The world is becoming less fearful and that's why the demand for safe-haven assets is declining. This is part of the long healing process that was necessary after the Great Recession and the near-collapse of global financial markets in late 2008. It's a sign that confidence is slowly returning, and it's corroborated by surveys of consumer confidence (see chart above).



The two charts above show the level and the rate of growth of Commercial & Industrial Loans, which are a good proxy for bank lending to small and medium-sized businesses. Beginning around the first part of last January, banks rather suddenly became more willing to lend and/or businesses became more willing to borrow. Since mid-January, C&I Loans are up about $70 billion relative to their trend growth of the past year or so. That's a sign of increasing confidence no matter how you slice it. It's also a reflection of a declining demand for money. Banks have far more reserves than they could ever hope to need (excess reserves currently total $1.92 trillion), but until recently they were apparently quite content to accumulate excess reserves because they wanted to improve the health of their balance sheets in anticipation of more stringent capital requirements, and because they were generally reluctant to lend. That now appears to be changing. An increased willingness to lend reflects banks' reduced willingness to accumulate excess reserves, which are a functional substitute for the gold standard of risk-free money (i.e., T-bills). Similarly, businesses' increased willingness to borrow is a direct reflection of a reduced demand for money, because borrowing is the opposite of owning money.

In just the past several months, the magnitude of the decline in money demand (as reflected in the recent $70 billion surge in C&I Loans and the $270 billion slowdown in savings deposit growth over the past six months) is an order of magnitude larger than the Fed's $30 billion in tapering to date.
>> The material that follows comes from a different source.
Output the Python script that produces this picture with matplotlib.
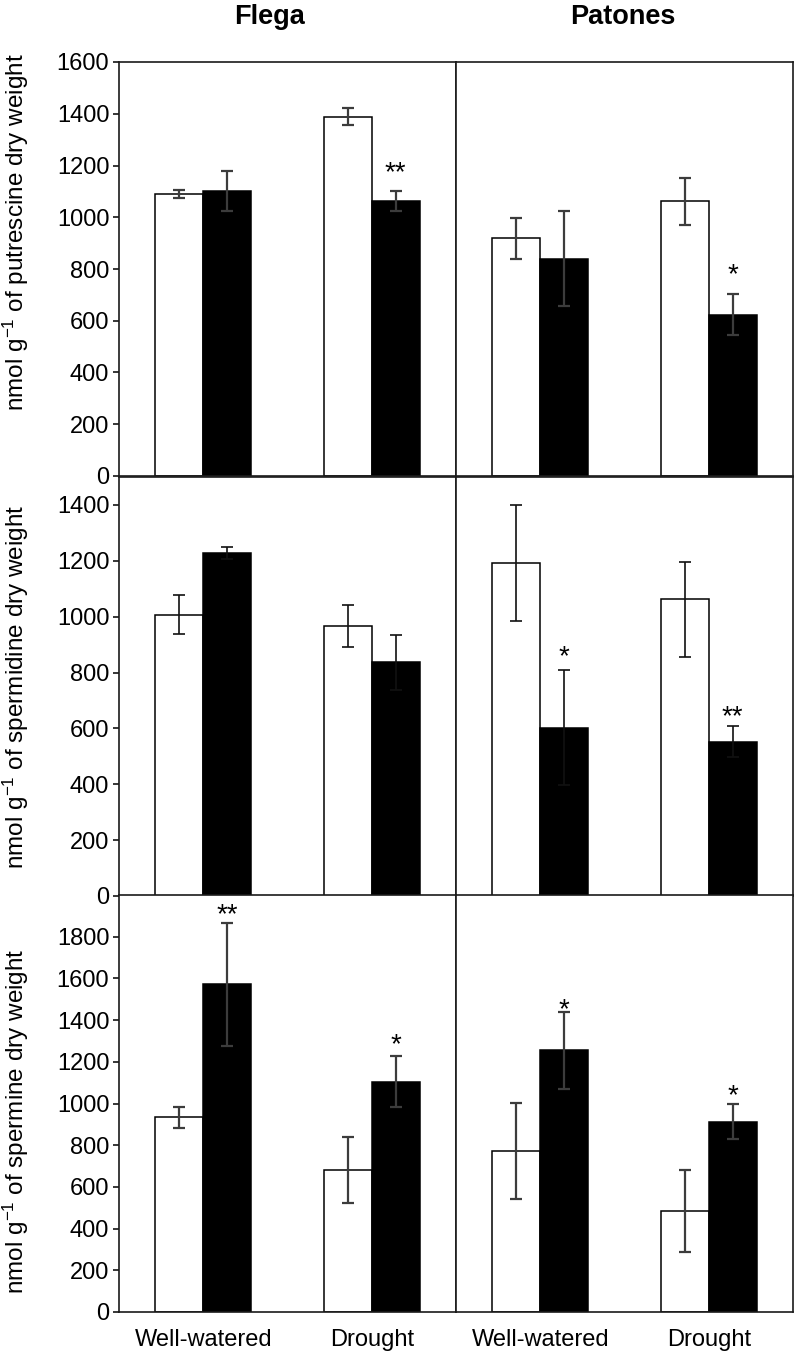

It's still small potatoes compared to the size of the global economy (over $70 trillion), but it's an important change on the margin that could prove troubling.

This all bears watching because if the demand for money continues to decline, then the Fed will need to increase the pace of its tapering and sooner or later begin to 1) reduce the supply of bank reserves and 2) increase the level of short-term interest rates. If they don't do this in a timely fashion, then we could begin to see inflation move higher.